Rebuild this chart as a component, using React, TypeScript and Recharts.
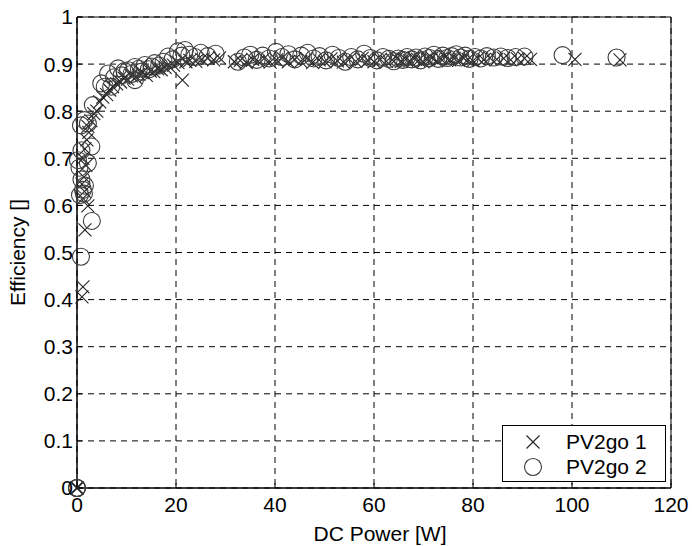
import React from "react";
import {
  ScatterChart,
  Scatter,
  XAxis,
  YAxis,
  CartesianGrid,
  ReferenceArea,
  Legend,
  Label,
} from "recharts";

// ---- data ----
const xTicks = [0, 20, 40, 60, 80, 100, 120];
const yTicks = [0, 0.1, 0.2, 0.3, 0.4, 0.5, 0.6, 0.7, 0.8, 0.9, 1];
const seriesNames = ["PV2go 1", "PV2go 2"];

const pv1Power = [
  0, 0, 0, 1.0, 1.2, 1.6, 2.2, 1.2, 1.5, 1.0, 1.4, 1.8, 1.2, 1.6, 2.0, 2.4, 2.2, 2.8, 3.4, 4.0, 4.6,
  5.2, 6.0, 6.6, 7.2, 8.0, 8.8, 9.5, 10.2, 11.0, 11.8, 12.5, 13.2, 14.0, 14.8, 15.5, 16.3, 17.0,
  17.8, 18.6, 19.5, 20.4, 21.3, 22.0, 22.8, 24.0, 25.2, 26.4, 27.6, 28.8, 31.8, 33.0, 34.2, 35.5,
  36.6, 37.8, 39.0, 40.3, 41.5, 42.7, 44.0, 45.2, 46.4, 47.6, 48.9, 50.1, 51.3, 52.6, 53.8, 55.0,
  56.3, 57.6, 58.8, 60.0, 61.3, 62.5, 63.7, 64.6, 65.5, 66.4, 67.2, 68.1, 69.0, 69.9, 70.8, 71.7,
  72.6, 73.5, 74.4, 75.3, 76.2, 77.1, 78.0, 79.0, 80.0, 81.0, 82.2, 83.4, 84.8, 86.2, 87.6, 89.0,
  90.4, 91.6, 100.6, 109.7,
];
const pv1Eff = [
  0, 0, 0, 0.406, 0.427, 0.548, 0.599, 0.615, 0.63, 0.645, 0.66, 0.685, 0.7, 0.72, 0.739, 0.755,
  0.768, 0.78, 0.795, 0.8, 0.82, 0.83, 0.835, 0.845, 0.852, 0.858, 0.862, 0.87, 0.868, 0.875,
  0.872, 0.878, 0.882, 0.876, 0.885, 0.884, 0.89, 0.888, 0.893, 0.895, 0.898, 0.903, 0.866, 0.905,
  0.908, 0.906, 0.91, 0.912, 0.909, 0.913, 0.905, 0.908, 0.903, 0.91, 0.906, 0.912, 0.904, 0.909,
  0.913, 0.905, 0.91, 0.906, 0.912, 0.903, 0.909, 0.905, 0.911, 0.907, 0.904, 0.91, 0.906, 0.912,
  0.908, 0.905, 0.91, 0.906, 0.909, 0.912, 0.906, 0.91, 0.907, 0.912, 0.908, 0.905, 0.91, 0.913,
  0.907, 0.911, 0.915, 0.909, 0.912, 0.908, 0.914, 0.91, 0.907, 0.912, 0.909, 0.913, 0.91, 0.912,
  0.909, 0.911, 0.912, 0.91, 0.91, 0.909,
];

const pv2Power = [
  0, 0, 0, 0.8, 3.0, 0.6, 1.2, 1.6, 0.9, 1.4, 0.5, 0.2, 0.9, 2.2, 2.9, 2.2, 1.5, 0.8, 3.2, 4.9, 5.6,
  6.3, 6.9, 7.5, 8.3, 9.0, 9.6, 10.3, 11.0, 11.7, 11.7, 12.5, 13.1, 13.7, 14.5, 15.1, 15.7, 16.6,
  17.5, 18.4, 19.3, 20.4, 21.1, 21.8, 22.7, 23.8, 25.0, 26.4, 28.0, 32.5, 33.8, 35.0, 36.3, 37.5,
  38.8, 40.2, 41.4, 42.7, 44.0, 45.3, 46.6, 47.8, 49.0, 50.3, 51.6, 52.9, 54.2, 55.4, 56.7, 58.0,
  59.3, 60.6, 61.8, 63.0, 64.0, 64.9, 65.8, 66.7, 67.6, 68.5, 69.4, 70.3, 71.2, 72.1, 73.0, 73.9,
  74.8, 75.7, 76.6, 77.5, 78.4, 79.3, 80.4, 81.6, 82.8, 84.2, 85.6, 87.0, 88.6, 90.4, 98.1, 109.0,
];
const pv2Eff = [
  0, 0, 0, 0.491, 0.567, 0.622, 0.633, 0.642, 0.655, 0.625, 0.68, 0.696, 0.717, 0.69, 0.725, 0.774,
  0.781, 0.77, 0.813, 0.859, 0.852, 0.88, 0.852, 0.872, 0.891, 0.876, 0.885, 0.887, 0.879, 0.894,
  0.866, 0.89, 0.884, 0.898, 0.889, 0.895, 0.902, 0.897, 0.905, 0.916, 0.91, 0.927, 0.918, 0.93,
  0.92, 0.915, 0.924, 0.917, 0.922, 0.905, 0.914, 0.92, 0.909, 0.918, 0.912, 0.926, 0.915, 0.921,
  0.91, 0.918, 0.924, 0.912, 0.917, 0.908, 0.92, 0.913, 0.905, 0.915, 0.91, 0.922, 0.913, 0.908,
  0.915, 0.911, 0.906, 0.912, 0.909, 0.915, 0.91, 0.914, 0.908, 0.916, 0.913, 0.92, 0.911, 0.918,
  0.913, 0.917, 0.921, 0.914, 0.918, 0.911, 0.915, 0.912, 0.917, 0.914, 0.916, 0.913, 0.915,
  0.916, 0.919, 0.914,
];

const pv1Data = pv1Power.map((p, i) => ({ p, e: pv1Eff[i] }));
const pv2Data = pv2Power.map((p, i) => ({ p, e: pv2Eff[i] }));

const FONT = "'Liberation Sans', Arial, sans-serif";
const X_COLOR = "#222";
const O_COLOR = "#3c3c3c";

const XMark = (props: any) => {
  const { cx, cy } = props;
  if (cx == null || cy == null) return null;
  const s = 6.5;
  return (
    <g stroke={X_COLOR} strokeWidth={1.1}>
      <line x1={cx - s} y1={cy - s} x2={cx + s} y2={cy + s} />
      <line x1={cx - s} y1={cy + s} x2={cx + s} y2={cy - s} />
    </g>
  );
};

const OMark = (props: any) => {
  const { cx, cy } = props;
  if (cx == null || cy == null) return null;
  return <circle cx={cx} cy={cy} r={8.5} fill="none" stroke={O_COLOR} strokeWidth={1.1} />;
};

const LegendBox = () => (
  <div
    style={{
      width: 164,
      height: 57,
      boxSizing: "border-box",
      border: "1px solid #000",
      background: "#fff",
    }}
  >
    <svg width={162} height={55} style={{ display: "block" }}>
      <XMark cx={30} cy={16} />
      <text x={63} y={16} dy="0.355em" fontFamily={FONT} fontSize={21} fill="#000">
        {seriesNames[0]}
      </text>
      <OMark cx={30} cy={41} />
      <text x={63} y={41} dy="0.355em" fontFamily={FONT} fontSize={21} fill="#000">
        {seriesNames[1]}
      </text>
    </svg>
  </div>
);

const fmtY = (v: number) => (v === 0 ? "0" : v === 1 ? "1" : String(v));

export default function App() {
  return (
    <div style={{ position: "fixed", left: 0, top: 0, width: 692, height: 546, background: "#fff" }}>
      <ScatterChart
        width={692}
        height={546}
        margin={{ top: 17, right: 21, left: 0, bottom: 0 }}
        style={{ fontFamily: FONT }}
      >
        <CartesianGrid stroke="#000" strokeDasharray="6 5" strokeWidth={1} />
        <XAxis
          type="number"
          dataKey="p"
          domain={[0, 120]}
          ticks={xTicks}
          interval={0}
          height={58}
          axisLine={{ stroke: "#000" }}
          tickLine={{ stroke: "#000" }}
          tickSize={-5}
          tickMargin={14}
          tick={{ fill: "#000", fontSize: 21, fontFamily: FONT }}
        >
          <Label
            content={() => (
              <text x={380} y={541} textAnchor="middle" fontFamily={FONT} fontSize={21} fill="#000">
                DC Power [W]
              </text>
            )}
          />
        </XAxis>
        <YAxis
          type="number"
          dataKey="e"
          domain={[0, 1]}
          ticks={yTicks}
          interval={0}
          width={77}
          axisLine={{ stroke: "#000" }}
          tickLine={{ stroke: "#000" }}
          tickSize={-5}
          tickMargin={9}
          tickFormatter={fmtY}
          tick={{ fill: "#000", fontSize: 21, fontFamily: FONT }}
        >
          <Label
            content={(props: any) => {
              const vb = props.viewBox || { y: 17, height: 471 };
              const cy = vb.y + vb.height / 2;
              return (
                <text
                  x={25}
                  y={cy}
                  transform={`rotate(-90 25 ${cy})`}
                  textAnchor="middle"
                  fontFamily={FONT}
                  fontSize={21}
                  fill="#000"
                >
                  Efficiency []
                </text>
              );
            }}
          />
        </YAxis>
        <ReferenceArea x1={0} x2={120} y1={0} y2={1} fill="none" stroke="#000" strokeWidth={1} ifOverflow="visible" />
        <Scatter
          name={seriesNames[0]}
          data={pv1Data}
          shape={(p: any) => <XMark {...p} />}
          isAnimationActive={false}
        />
        <Scatter
          name={seriesNames[1]}
          data={pv2Data}
          shape={(p: any) => <OMark {...p} />}
          isAnimationActive={false}
        />
        <Legend
          layout="horizontal"
          verticalAlign="middle"
          align="center"
          wrapperStyle={{ left: 502, top: 425, width: 164, height: 57 }}
          content={() => <LegendBox />}
        />
      </ScatterChart>
    </div>
  );
}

▸ **Stated problem**
Go through the material and copy out every line with "React" in it.

▸ **Task output**
Rebuild this chart as a component, using React, TypeScript and Recharts.
import React from "react";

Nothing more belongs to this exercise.